No problem: in the hot water tank is stored not the drinking water but the water from heating: the drinking water is heated during consumption in the tank.
Jeff, at the time of that dashboard it was using the led on the smoke alarm, they flash at a regular interval, hence the Alive status. When in alarm the flash rate increases, the led was wired to a gpio pin on an esp running tasmota, setup as a counter, with a couple of rules to publish Alive or Alarm as needed.
However I have since moved to these X-Sense units -
They use RF back to the base station, which is Wi-Fi connected, there is an API to check status of its connected devices, which I feed into NR now.

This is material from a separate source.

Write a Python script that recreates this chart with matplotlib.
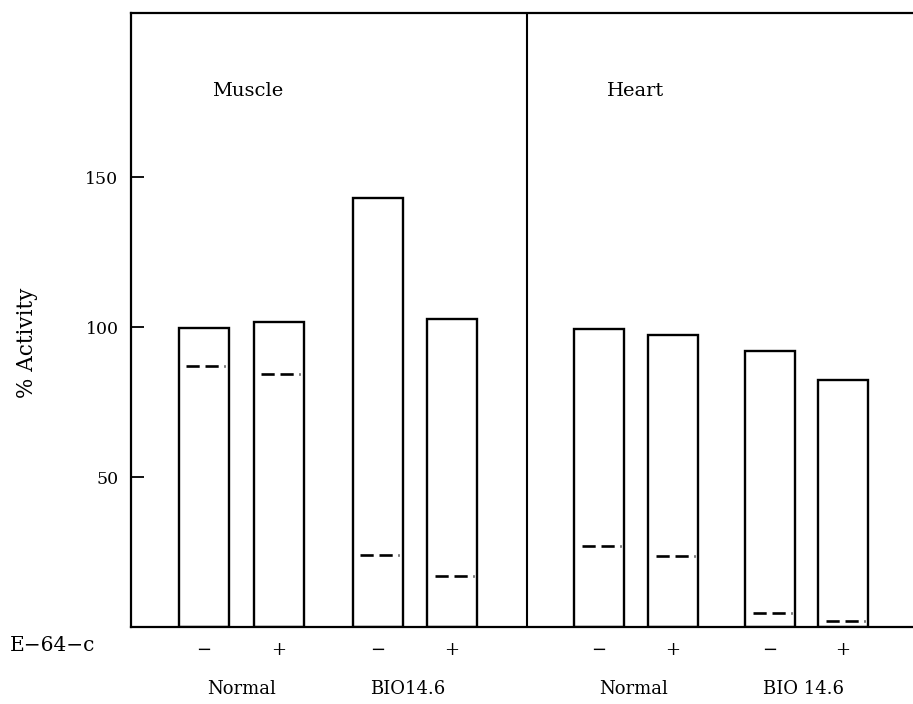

If you already have something like an RFXtrx433 dongle or similar to convert 433MHz to USB Serial, you can use Max's excellent set of nodes to pick up outputs from RM174RF units. I'm still seeing many of them around the neighbourhood. Presumably because there are a lot of rented and student houses around us and those alarms are relatively cheap.
There are currently 2,517 433MHz devices listed in my raw log! I think we only have around 4 working in the house now. The most important one being our front door bell. A quick visual scan of the data suggests that this number has been accumulated since Oct 2020.
Most of the entries are smoke alarms. With some door bells, temperature sensors, and light switches. Even the occasional CM180 power meter.